Trump’s visit to China last month was about more than just trade, although dealing with the trade deficit with China was a major part of his election campaign a year ago. On this visit, he laid the blame for China’s large trade surpluses on previous U.S. administrations, implying that he would turn this problem around. Mr. Trump seemed genuinely impressed by the tenor and opulence of the reception that he received at the Forbidden City and it was clear that China pulled out all the stops to lavish Chinese hospitality on their guest. Mr. Trudeau’s treatment was more modest; the standard banquet at the Great Hall of the People and a meeting with President Xi Jinping at a Chinese state guest house. Where the upbeat mood of Mr. Trump’s visit changed somewhat was over the issue of North Korea, with the U.S. President making it clear he thought China was the key to resolving the Korean nuclear issue. China has offered little comfort on this score. Trudeau also discussed North Korea with President Xi, but as far as we know was not making any requests. Canada has agreed to co-host (with the U.S.) a United Nations meeting on Korea early in 2018, in Canada, which China is expected to attend.
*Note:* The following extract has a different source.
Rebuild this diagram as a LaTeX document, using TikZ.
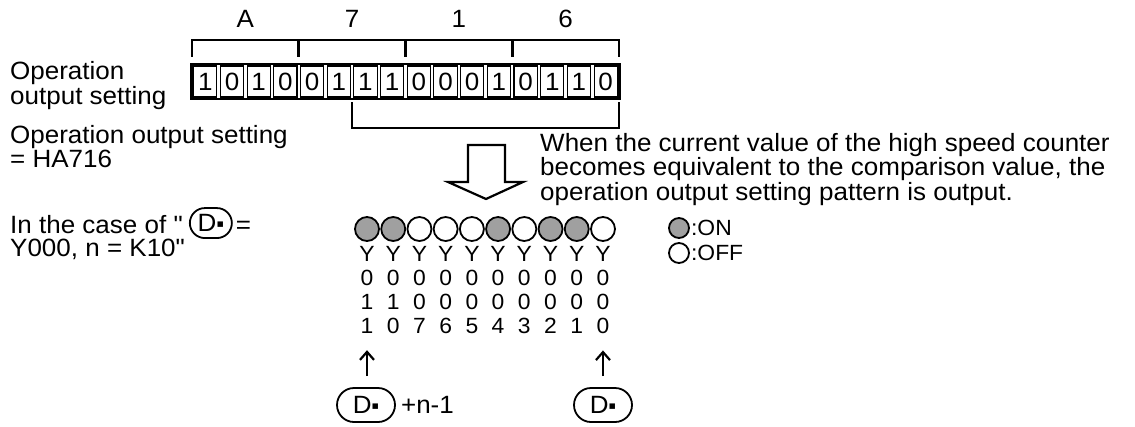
\documentclass[tikz,border=0pt]{standalone}
\usepackage{fontspec}
\newfontfamily\lsans{Liberation Sans}[FakeStretch=1.04]
\newfontfamily\dejavu{DejaVu Sans}
\usetikzlibrary{arrows.meta,shapes.misc,fit}
\definecolor{ongray}{RGB}{160,160,160}
\newcommand\dsq{{\dejavu\fontsize{11}{11}\selectfont\raisebox{4.5pt}{▪}}}
\begin{document}
\begin{tikzpicture}[x=1pt,y=-1pt,
  txt/.style={anchor=base west,inner sep=0pt,font=\lsans\fontsize{25}{21.5}\selectfont},
  block/.style={anchor=base west,inner sep=0pt,align=left,font=\lsans\fontsize{25}{21.5}\selectfont},
  hexlab/.style={anchor=base,inner sep=0pt,font=\lsans\fontsize{25}{25}\selectfont},
  bitcell/.style={draw,line width=1.1pt,minimum width=23.2pt,minimum height=31pt,inner sep=0pt,font=\lsans\fontsize{25}{25}\selectfont},
  frame/.style={draw,line width=2.6pt,inner sep=1.6pt},
  brk/.style={line width=2.6pt,line cap=rect},
  lamp/.style={circle,draw,line width=1.8pt,minimum size=24pt,inner sep=0pt},
  leg/.style={circle,draw,line width=1.8pt,minimum size=20pt,inner sep=0pt},
  ylab/.style={anchor=base,inner sep=0pt,font=\lsans\fontsize{22}{22}\selectfont},
  dshape/.style={rounded rectangle,draw,line width=1.8pt,inner sep=0pt,font=\lsans\fontsize{25}{25}\selectfont},
  uparr/.style={line width=2.2pt,-{Straight Barb[length=8pt,width=14pt,line width=2.2pt]}},
  bigarrow/.style={line width=2.2pt,line join=miter}
]
\useasboundingbox (0,0) rectangle (1135,426);

% hex labels
\node[hexlab] (hA) at (245.4,27) {A};
\node[hexlab] (h7) at (352.1,27) {7};
\node[hexlab] (h1) at (458.8,27) {1};
\node[hexlab] (h6) at (565.5,27) {6};

% bit cells
\foreach \b [count=\i from 0] in {1,0,1,0,0,1,1,1,0,0,0,1,0,1,1,0}
  \node[bitcell] (b\i) at ({192+(\i+0.5)*26.6875},81.5) {\b};
\node[frame,fit=(b0)(b15)] (fr) {};

% top bracket
\draw[brk] (192,56) -- (192,40) -- (619,40) -- (619,56);
\draw[brk] (298.75,40) -- (298.75,56);
\draw[brk] (405.5,40) -- (405.5,56);
\draw[brk] (512.25,40) -- (512.25,56);

% bottom bracket
\draw[brk] (352.1,103) -- (352.1,128) -- (619,128) -- (619,103);

% left labels (base = last line)
\node[block] (op) at (10,104) {Operation\\output setting};
\node[block] (os) at (10,167) {Operation output setting\\= HA716};

% hollow arrow
\draw[bigarrow] (468,145) -- (505,145) -- (505,182) -- (523,182) -- (486,199) -- (448,182) -- (468,182) -- cycle;

% right description
\node[block] (wt) at (540,200) {When the current value of the high speed counter\\becomes equivalent to the comparison value, the\\operation output setting pattern is output.};

% lamps
\foreach \c [count=\i from 0] in {ongray,ongray,white,white,white,ongray,white,ongray,ongray,white}
  \node[lamp,fill=\c] (c\i) at ({367+\i*26.22},229) {};

% device numbers
\foreach \a/\b [count=\i from 0] in {1/1,1/0,0/7,0/6,0/5,0/4,0/3,0/2,0/1,0/0}{
  \node[ylab] (y\i) at ({367+\i*26.22},261) {Y};
  \node[ylab] (z\i) at ({367+\i*26.22},285) {0};
  \node[ylab] (p\i) at ({367+\i*26.22},309) {\a};
  \node[ylab] (q\i) at ({367+\i*26.22},333) {\b};
}

% legend
\node[leg,fill=ongray] (lon) at (679,228) {};
\node[txt,anchor=west,font=\lsans\fontsize{22}{22}\selectfont] (ton) at ([xshift=1pt]lon.east) {:ON};
\node[leg,fill=white] (loff) at (679,253) {};
\node[txt,anchor=west,font=\lsans\fontsize{22}{22}\selectfont] (toff) at ([xshift=1pt]loff.east) {:OFF};

% case text
\node[txt] (k1) at (10,233) {In the case of "};
\node[dshape,minimum width=42pt,minimum height=30pt,anchor=west] (du) at ([xshift=6pt,yshift=1pt]k1.east) {D\dsq};
\node[txt] (k2) at ([xshift=3pt]du.east |- k1.base) {=};
\node[txt] (k3) at (10,256) {Y000, n = K10"};

% bottom D boxes
\node[dshape,minimum width=58pt,minimum height=34pt] (dl) at (366,405) {D\dsq};
\node[txt,anchor=west] (nm) at ([xshift=5pt]dl.east) {+n-1};
\node[dshape,minimum width=58pt,minimum height=34pt] (dr) at (603,405) {D\dsq};

\draw[uparr] ([yshift=11pt]q0.south |- dl.north) -- ([yshift=-17pt]q0.south);
\draw[uparr] ([yshift=11pt]q9.south |- dr.north) -- ([yshift=-17pt]q9.south);
\end{tikzpicture}
\end{document}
One significant difference between the Trump and Trudeau visits was the issue of human rights. Mr. Trump made it a point not to raise the issue; Mr. Trudeau did the opposite, noting that he had raised human rights, several consular cases where Canadian citizens are being held in China, and China’s death penalty.

Given the lack of an announcement on trade talks, Trudeau’s visit is being assessed in some quarters in Canada as a failure, but it is important to get the terms right before embarking on what will be a long and difficult negotiation. While no agreement on starting negotiations was reached, exploratory talks will continue. It appears that commitments on labor and disciplines on State Owned Enterprises are the main stumbling points for the Chinese, but it may be possible to find some common ground.

The good news from Mr. Trudeau’s visit was that he followed through on the commitment that he and Li Keqiang made last year to have annual meetings. This was a positive development. However, if there is a lesson coming out of this visit, it is that management of expectations, both domestically and in Beijing, and clear communication of goals by both parties, are the keys to success. The window of opportunity for a Canada-China bilateral agreement remains open, but will not stay open forever.